TASK
Return only the lines from the top of the material through the line marked by "plt.rcParams['font.family'] = ['Noto", unaltered.

SUPPLIED MATERIAL
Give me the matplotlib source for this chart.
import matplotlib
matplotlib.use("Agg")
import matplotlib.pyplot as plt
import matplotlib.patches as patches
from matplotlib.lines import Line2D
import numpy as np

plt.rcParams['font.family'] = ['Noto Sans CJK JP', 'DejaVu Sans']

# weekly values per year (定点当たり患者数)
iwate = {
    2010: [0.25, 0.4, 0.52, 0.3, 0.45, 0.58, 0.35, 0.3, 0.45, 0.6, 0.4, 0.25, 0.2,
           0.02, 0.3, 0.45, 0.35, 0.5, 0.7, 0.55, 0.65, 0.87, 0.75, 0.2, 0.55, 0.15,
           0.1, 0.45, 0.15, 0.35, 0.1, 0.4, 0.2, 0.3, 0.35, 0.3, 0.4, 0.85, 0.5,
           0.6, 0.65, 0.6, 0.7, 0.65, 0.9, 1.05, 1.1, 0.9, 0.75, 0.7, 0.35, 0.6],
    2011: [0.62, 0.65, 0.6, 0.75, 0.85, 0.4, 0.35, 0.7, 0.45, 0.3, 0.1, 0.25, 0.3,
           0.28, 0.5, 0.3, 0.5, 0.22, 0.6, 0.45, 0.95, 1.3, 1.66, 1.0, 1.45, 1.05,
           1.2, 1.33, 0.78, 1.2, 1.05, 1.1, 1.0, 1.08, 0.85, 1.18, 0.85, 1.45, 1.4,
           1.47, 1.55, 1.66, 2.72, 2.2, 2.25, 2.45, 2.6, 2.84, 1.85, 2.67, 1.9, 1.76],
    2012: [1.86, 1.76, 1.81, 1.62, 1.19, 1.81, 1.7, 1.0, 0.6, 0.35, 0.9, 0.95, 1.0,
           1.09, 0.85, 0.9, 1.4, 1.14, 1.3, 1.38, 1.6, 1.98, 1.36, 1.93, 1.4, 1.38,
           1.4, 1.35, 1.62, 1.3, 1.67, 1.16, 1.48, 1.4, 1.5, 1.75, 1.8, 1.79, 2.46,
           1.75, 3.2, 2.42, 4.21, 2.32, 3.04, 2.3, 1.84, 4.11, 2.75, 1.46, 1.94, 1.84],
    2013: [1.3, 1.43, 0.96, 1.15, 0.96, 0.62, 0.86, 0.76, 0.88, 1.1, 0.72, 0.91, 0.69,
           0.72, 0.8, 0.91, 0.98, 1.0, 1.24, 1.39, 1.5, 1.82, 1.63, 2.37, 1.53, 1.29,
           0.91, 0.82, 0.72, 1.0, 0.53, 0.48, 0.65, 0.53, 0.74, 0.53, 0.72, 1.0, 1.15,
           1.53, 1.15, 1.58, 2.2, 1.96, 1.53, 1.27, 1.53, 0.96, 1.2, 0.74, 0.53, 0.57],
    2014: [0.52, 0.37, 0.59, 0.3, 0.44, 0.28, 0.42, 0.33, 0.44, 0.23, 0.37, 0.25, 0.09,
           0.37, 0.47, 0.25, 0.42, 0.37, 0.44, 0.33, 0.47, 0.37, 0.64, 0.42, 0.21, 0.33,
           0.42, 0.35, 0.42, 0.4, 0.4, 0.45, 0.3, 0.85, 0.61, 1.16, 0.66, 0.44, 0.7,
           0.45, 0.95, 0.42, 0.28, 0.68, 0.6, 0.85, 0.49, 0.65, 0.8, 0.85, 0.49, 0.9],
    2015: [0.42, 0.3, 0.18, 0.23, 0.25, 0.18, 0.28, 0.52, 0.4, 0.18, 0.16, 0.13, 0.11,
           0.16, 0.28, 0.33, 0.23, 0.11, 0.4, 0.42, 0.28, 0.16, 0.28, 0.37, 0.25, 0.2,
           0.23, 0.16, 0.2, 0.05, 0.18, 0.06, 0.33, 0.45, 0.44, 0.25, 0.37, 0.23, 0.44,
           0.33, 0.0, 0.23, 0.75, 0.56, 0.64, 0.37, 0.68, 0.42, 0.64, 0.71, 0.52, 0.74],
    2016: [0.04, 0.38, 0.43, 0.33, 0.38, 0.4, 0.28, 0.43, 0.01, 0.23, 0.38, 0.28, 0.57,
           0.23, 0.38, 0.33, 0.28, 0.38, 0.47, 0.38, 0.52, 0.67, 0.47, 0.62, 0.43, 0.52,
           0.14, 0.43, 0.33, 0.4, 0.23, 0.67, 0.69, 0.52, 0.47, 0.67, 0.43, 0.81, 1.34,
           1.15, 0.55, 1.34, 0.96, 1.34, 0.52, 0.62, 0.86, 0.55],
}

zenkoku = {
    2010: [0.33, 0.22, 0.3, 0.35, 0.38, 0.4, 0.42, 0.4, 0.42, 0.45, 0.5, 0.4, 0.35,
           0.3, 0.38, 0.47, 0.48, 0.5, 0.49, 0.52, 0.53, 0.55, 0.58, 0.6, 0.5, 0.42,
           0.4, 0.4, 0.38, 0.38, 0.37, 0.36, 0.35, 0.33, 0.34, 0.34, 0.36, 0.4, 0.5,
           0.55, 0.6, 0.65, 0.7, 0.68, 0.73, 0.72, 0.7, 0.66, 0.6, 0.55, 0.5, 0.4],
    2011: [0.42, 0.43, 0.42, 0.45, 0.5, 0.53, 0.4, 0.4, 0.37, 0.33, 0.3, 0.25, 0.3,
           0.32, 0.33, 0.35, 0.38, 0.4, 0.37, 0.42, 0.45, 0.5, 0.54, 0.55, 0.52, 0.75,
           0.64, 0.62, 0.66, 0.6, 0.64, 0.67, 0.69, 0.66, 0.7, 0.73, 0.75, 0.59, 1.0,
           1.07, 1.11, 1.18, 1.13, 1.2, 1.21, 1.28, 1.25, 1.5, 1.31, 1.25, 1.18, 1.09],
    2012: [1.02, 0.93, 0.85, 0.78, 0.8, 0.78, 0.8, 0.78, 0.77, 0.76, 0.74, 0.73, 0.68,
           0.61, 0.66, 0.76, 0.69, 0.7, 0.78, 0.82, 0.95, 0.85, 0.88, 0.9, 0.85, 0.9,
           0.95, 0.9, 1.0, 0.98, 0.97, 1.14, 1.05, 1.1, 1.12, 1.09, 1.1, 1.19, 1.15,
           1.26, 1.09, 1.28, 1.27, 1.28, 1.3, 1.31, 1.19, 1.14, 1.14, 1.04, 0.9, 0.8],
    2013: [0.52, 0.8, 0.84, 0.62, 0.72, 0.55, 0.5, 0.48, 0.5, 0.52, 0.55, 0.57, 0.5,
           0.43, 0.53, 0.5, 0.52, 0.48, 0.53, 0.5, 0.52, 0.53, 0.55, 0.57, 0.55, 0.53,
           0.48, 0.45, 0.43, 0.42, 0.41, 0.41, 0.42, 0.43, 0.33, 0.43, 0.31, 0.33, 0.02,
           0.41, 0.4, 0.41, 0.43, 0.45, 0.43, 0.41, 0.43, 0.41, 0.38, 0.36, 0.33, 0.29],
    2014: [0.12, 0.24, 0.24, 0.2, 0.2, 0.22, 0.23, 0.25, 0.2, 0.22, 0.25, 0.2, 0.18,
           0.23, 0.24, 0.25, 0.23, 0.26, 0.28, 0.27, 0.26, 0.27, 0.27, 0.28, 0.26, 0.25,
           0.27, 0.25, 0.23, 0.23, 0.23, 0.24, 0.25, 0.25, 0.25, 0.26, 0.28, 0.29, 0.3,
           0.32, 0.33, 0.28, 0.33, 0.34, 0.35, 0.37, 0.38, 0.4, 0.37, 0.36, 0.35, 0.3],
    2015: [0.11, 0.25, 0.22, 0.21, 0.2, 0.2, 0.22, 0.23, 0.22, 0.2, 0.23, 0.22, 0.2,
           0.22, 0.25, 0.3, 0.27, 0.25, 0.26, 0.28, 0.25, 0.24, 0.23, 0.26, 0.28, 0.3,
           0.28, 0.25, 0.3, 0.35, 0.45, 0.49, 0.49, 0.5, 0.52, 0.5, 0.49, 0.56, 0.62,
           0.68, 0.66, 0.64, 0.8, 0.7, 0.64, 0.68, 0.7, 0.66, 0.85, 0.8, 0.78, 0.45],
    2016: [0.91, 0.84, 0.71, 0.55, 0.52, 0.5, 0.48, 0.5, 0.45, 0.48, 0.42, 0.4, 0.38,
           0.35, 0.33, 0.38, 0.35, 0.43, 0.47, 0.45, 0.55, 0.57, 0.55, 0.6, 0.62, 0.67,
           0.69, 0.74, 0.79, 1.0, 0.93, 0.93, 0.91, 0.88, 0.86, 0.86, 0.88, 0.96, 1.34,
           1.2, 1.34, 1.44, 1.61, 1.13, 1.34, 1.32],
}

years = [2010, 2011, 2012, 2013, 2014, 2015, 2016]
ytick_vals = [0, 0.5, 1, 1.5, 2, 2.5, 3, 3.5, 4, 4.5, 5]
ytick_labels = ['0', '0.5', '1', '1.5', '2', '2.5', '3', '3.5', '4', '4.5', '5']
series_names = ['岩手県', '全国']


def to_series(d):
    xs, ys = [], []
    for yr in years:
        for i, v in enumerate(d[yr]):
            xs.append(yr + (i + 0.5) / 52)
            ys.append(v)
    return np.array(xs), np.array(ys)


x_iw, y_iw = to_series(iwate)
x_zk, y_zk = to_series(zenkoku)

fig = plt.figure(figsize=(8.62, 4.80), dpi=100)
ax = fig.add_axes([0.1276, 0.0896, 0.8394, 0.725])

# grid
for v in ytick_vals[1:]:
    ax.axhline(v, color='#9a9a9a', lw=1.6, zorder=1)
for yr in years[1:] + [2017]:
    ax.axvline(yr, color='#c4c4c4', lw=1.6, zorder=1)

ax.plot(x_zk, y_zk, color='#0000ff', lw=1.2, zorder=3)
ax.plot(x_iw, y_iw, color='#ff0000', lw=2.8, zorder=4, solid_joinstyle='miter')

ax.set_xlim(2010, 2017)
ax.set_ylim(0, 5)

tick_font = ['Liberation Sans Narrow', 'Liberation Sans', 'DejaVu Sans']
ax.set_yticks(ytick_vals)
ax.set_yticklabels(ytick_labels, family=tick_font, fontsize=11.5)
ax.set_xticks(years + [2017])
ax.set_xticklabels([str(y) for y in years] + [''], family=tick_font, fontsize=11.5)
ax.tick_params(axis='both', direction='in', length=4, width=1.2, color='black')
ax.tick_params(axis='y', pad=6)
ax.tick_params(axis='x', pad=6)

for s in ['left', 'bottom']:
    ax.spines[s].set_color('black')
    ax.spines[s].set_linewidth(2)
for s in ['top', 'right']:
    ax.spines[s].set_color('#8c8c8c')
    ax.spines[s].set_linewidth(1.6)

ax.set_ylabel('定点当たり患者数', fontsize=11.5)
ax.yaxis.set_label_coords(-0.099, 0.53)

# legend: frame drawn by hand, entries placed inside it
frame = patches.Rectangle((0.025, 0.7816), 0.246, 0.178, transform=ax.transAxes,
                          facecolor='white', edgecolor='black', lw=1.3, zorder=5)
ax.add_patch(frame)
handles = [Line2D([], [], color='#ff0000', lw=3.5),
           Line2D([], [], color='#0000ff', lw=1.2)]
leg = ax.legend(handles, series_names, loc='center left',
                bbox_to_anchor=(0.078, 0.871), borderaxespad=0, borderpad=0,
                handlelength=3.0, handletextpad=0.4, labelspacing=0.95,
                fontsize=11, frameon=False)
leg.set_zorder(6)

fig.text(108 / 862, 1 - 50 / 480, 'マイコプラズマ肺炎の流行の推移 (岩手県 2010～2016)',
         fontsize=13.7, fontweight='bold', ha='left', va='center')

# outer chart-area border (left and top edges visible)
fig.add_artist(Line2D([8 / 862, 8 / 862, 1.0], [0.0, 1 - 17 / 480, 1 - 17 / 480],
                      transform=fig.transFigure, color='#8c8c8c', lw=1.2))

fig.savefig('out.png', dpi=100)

EXERCISE RESPONSE
Give me the matplotlib source for this chart.
import matplotlib
matplotlib.use("Agg")
import matplotlib.pyplot as plt
import matplotlib.patches as patches
from matplotlib.lines import Line2D
import numpy as np

plt.rcParams['font.family'] = ['Noto Sans CJK JP', 'DejaVu Sans']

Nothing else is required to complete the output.